Retype the opening lines of the data exactly, stopping after the line that contains "const rightTicks=[0,100,200,300,400,500];". Skip every picture.

>>

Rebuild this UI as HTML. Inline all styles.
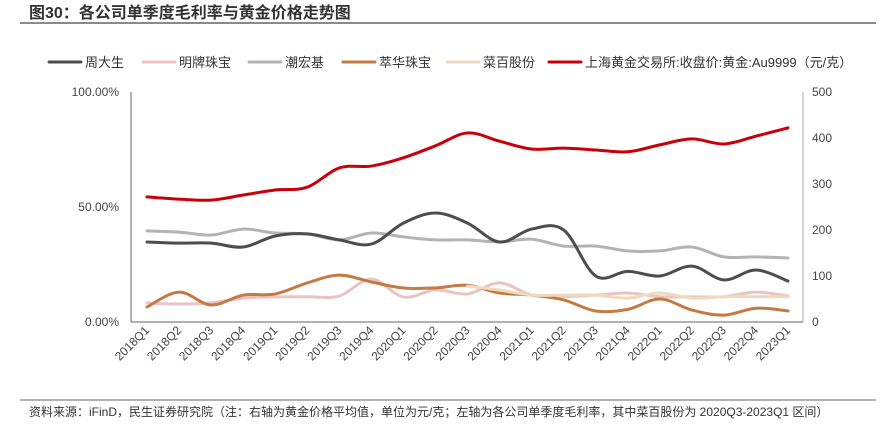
<!DOCTYPE html>
<html><head><meta charset="utf-8">
<style>
body{margin:0;background:#fff;width:896px;height:428px;overflow:hidden;font-family:"Liberation Sans","Noto Sans CJK SC",sans-serif;}
svg text{font-family:"Liberation Sans","Noto Sans CJK SC",sans-serif;}
</style></head>
<body>
<svg id="chart" width="896" height="428" xmlns="http://www.w3.org/2000/svg">
<text x="29" y="18" font-size="16" font-weight="bold" fill="#333">图30：各公司单季度毛利率与黄金价格走势图</text>
<line x1="20" y1="23" x2="876" y2="23" stroke="#444" stroke-width="1.2"/>
<g id="legend"></g>
<g id="axes"></g>
<g id="series"></g>
<line x1="20" y1="400" x2="876" y2="400" stroke="#666" stroke-width="1"/>
<text x="29" y="416" font-size="12" fill="#333">资料来源：iFinD，民生证券研究院（注：右轴为黄金价格平均值，单位为元/克；左轴为各公司单季度毛利率，其中菜百股份为 2020Q3-2023Q1 区间）</text>
</svg>
<script>
const categories=["2018Q1","2018Q2","2018Q3","2018Q4","2019Q1","2019Q2","2019Q3","2019Q4","2020Q1","2020Q2","2020Q3","2020Q4","2021Q1","2021Q2","2021Q3","2021Q4","2022Q1","2022Q2","2022Q3","2022Q4","2023Q1"];
const zhoudasheng=[34.8,34.3,34.3,32.6,37.4,38.3,35.7,33.9,43,47.4,43,34.8,40.4,40,20,22,20,24.3,18.3,22.6,17.8];
const mingpai=[8.3,7.8,8.3,10.4,10.9,11,11.3,18.7,10.9,13.9,12.2,17,11.7,11,11.7,12.6,11,11,11,13,11.3];
const chaohongji=[39.6,39.1,37.8,40.4,38.7,38.3,35.7,38.7,37,35.7,35.7,34.8,36,33,33,30.9,30.9,32.6,28.3,28.3,27.8];
const cuihua=[6.5,13,7.4,11.7,12.2,17,20.4,17.4,14.8,14.8,16,12.6,11.7,9.6,4.8,5.5,10,5.2,3,6,4.8];
const caibai=[null,null,null,null,null,null,null,null,null,null,15.6,13.9,11.7,11.7,11.7,10.4,12.6,10.4,11,11,11];
const goldPrice=[272,267,265,276,287,293,335,339,357,383,411,393,376,378,374,370,385,398,387,404,422];
const leftTicks=["0.00%","50.00%","100.00%"];
const leftTickValues=[0,50,100];
const rightTicks=[0,100,200,300,400,500];

const NS="http://www.w3.org/2000/svg";
const X0=147,X1=788,Y0=322,Y1=92;
const xPos=i=>X0+(X1-X0)*i/(categories.length-1);
const yL=v=>Y0-(Y0-Y1)*v/100;
const yR=v=>Y0-(Y0-Y1)*v/500;
function mk(tag,attrs,parent){const e=document.createElementNS(NS,tag);for(const k in attrs)e.setAttribute(k,attrs[k]);parent.appendChild(e);return e;}
const axes=document.getElementById('axes');
let l=mk('line',{x1:131,y1:Y1,x2:131,y2:Y0,stroke:'#666','stroke-width':1},axes);


l=mk('line',{x1:131,y1:Y0,x2:803,y2:Y0,stroke:'#666','stroke-width':1},axes);


l=mk('line',{x1:803,y1:Y1,x2:803,y2:Y0,stroke:'#aaa','stroke-width':1},axes);


leftTickValues.forEach((v,i)=>{const t=mk('text',{x:119,y:yL(v)+4,'text-anchor':'end','font-size':12,fill:'#444'},axes);t.textContent=leftTicks[i];

});
rightTicks.forEach(v=>{const t=mk('text',{x:812,y:yR(v)+4,'font-size':12,fill:'#444'},axes);t.textContent=v;

});
categories.forEach((c,i)=>{const x=xPos(i)+3,y=331;const t=mk('text',{x:x,y:y,'text-anchor':'end','font-size':12,fill:'#444',transform:`rotate(-45 ${x} ${y})`},axes);t.textContent=c;

});
function smooth(pts){let d=`M${pts[0][0]},${pts[0][1]}`;for(let i=0;i<pts.length-1;i++){const p0=pts[i-1]||pts[i],p1=pts[i],p2=pts[i+1],p3=pts[i+2]||p2;const t=0.17;
d+=` C${p1[0]+(p2[0]-p0[0])*t},${p1[1]+(p2[1]-p0[1])*t} ${p2[0]-(p3[0]-p1[0])*t},${p2[1]-(p3[1]-p1[1])*t} ${p2[0]},${p2[1]}`;}return d;}
const ser=document.getElementById('series');
function draw(vals,yf,color,name){const pts=[];vals.forEach((v,i)=>{if(v!==null)pts.push([xPos(i),yf(v)]);});
const p=mk('path',{d:smooth(pts),fill:'none',stroke:color,'stroke-width':3,'stroke-linecap':'round','stroke-linejoin':'round'},ser);

}
draw(mingpai,yL,'#ecc3c3','series-mingpai');
draw(chaohongji,yL,'#b3b3b3','series-chaohongji');
draw(zhoudasheng,yL,'#4d4d4d','series-zhoudasheng');
draw(cuihua,yL,'#c47a45','series-cuihua');
draw(caibai,yL,'#ecdcbd','series-caibai');
draw(goldPrice,yR,'#c8000a','series-gold-price');
const legend=document.getElementById('legend');
const items=[["周大生","#4d4d4d",49],["明牌珠宝","#ecc3c3",143],["潮宏基","#b3b3b3",249],["萃华珠宝","#c47a45",343],["菜百股份","#ecdcbd",447],["上海黄金交易所:收盘价:黄金:Au9999（元/克）","#c8000a",549]];
items.forEach(it=>{const g=mk('g',{},legend);


mk('line',{x1:it[2],y1:62,x2:it[2]+32,y2:62,stroke:it[1],'stroke-width':3,'stroke-linecap':'round'},g);
const t=mk('text',{x:it[2]+36,y:67,'font-size':13,fill:'#333'},g);t.textContent=it[0];});
</script>
</body></html>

<<

■ PROBLEM SOLUTION
Rebuild this UI as HTML. Inline all styles.
<!DOCTYPE html>
<html><head><meta charset="utf-8">
<style>
body{margin:0;background:#fff;width:896px;height:428px;overflow:hidden;font-family:"Liberation Sans","Noto Sans CJK SC",sans-serif;}
svg text{font-family:"Liberation Sans","Noto Sans CJK SC",sans-serif;}
</style></head>
<body>
<svg id="chart" width="896" height="428" xmlns="http://www.w3.org/2000/svg">
<text x="29" y="18" font-size="16" font-weight="bold" fill="#333">图30：各公司单季度毛利率与黄金价格走势图</text>
<line x1="20" y1="23" x2="876" y2="23" stroke="#444" stroke-width="1.2"/>
<g id="legend"></g>
<g id="axes"></g>
<g id="series"></g>
<line x1="20" y1="400" x2="876" y2="400" stroke="#666" stroke-width="1"/>
<text x="29" y="416" font-size="12" fill="#333">资料来源：iFinD，民生证券研究院（注：右轴为黄金价格平均值，单位为元/克；左轴为各公司单季度毛利率，其中菜百股份为 2020Q3-2023Q1 区间）</text>
</svg>
<script>
const categories=["2018Q1","2018Q2","2018Q3","2018Q4","2019Q1","2019Q2","2019Q3","2019Q4","2020Q1","2020Q2","2020Q3","2020Q4","2021Q1","2021Q2","2021Q3","2021Q4","2022Q1","2022Q2","2022Q3","2022Q4","2023Q1"];
const zhoudasheng=[34.8,34.3,34.3,32.6,37.4,38.3,35.7,33.9,43,47.4,43,34.8,40.4,40,20,22,20,24.3,18.3,22.6,17.8];
const mingpai=[8.3,7.8,8.3,10.4,10.9,11,11.3,18.7,10.9,13.9,12.2,17,11.7,11,11.7,12.6,11,11,11,13,11.3];
const chaohongji=[39.6,39.1,37.8,40.4,38.7,38.3,35.7,38.7,37,35.7,35.7,34.8,36,33,33,30.9,30.9,32.6,28.3,28.3,27.8];
const cuihua=[6.5,13,7.4,11.7,12.2,17,20.4,17.4,14.8,14.8,16,12.6,11.7,9.6,4.8,5.5,10,5.2,3,6,4.8];
const caibai=[null,null,null,null,null,null,null,null,null,null,15.6,13.9,11.7,11.7,11.7,10.4,12.6,10.4,11,11,11];
const goldPrice=[272,267,265,276,287,293,335,339,357,383,411,393,376,378,374,370,385,398,387,404,422];
const leftTicks=["0.00%","50.00%","100.00%"];
const leftTickValues=[0,50,100];
const rightTicks=[0,100,200,300,400,500];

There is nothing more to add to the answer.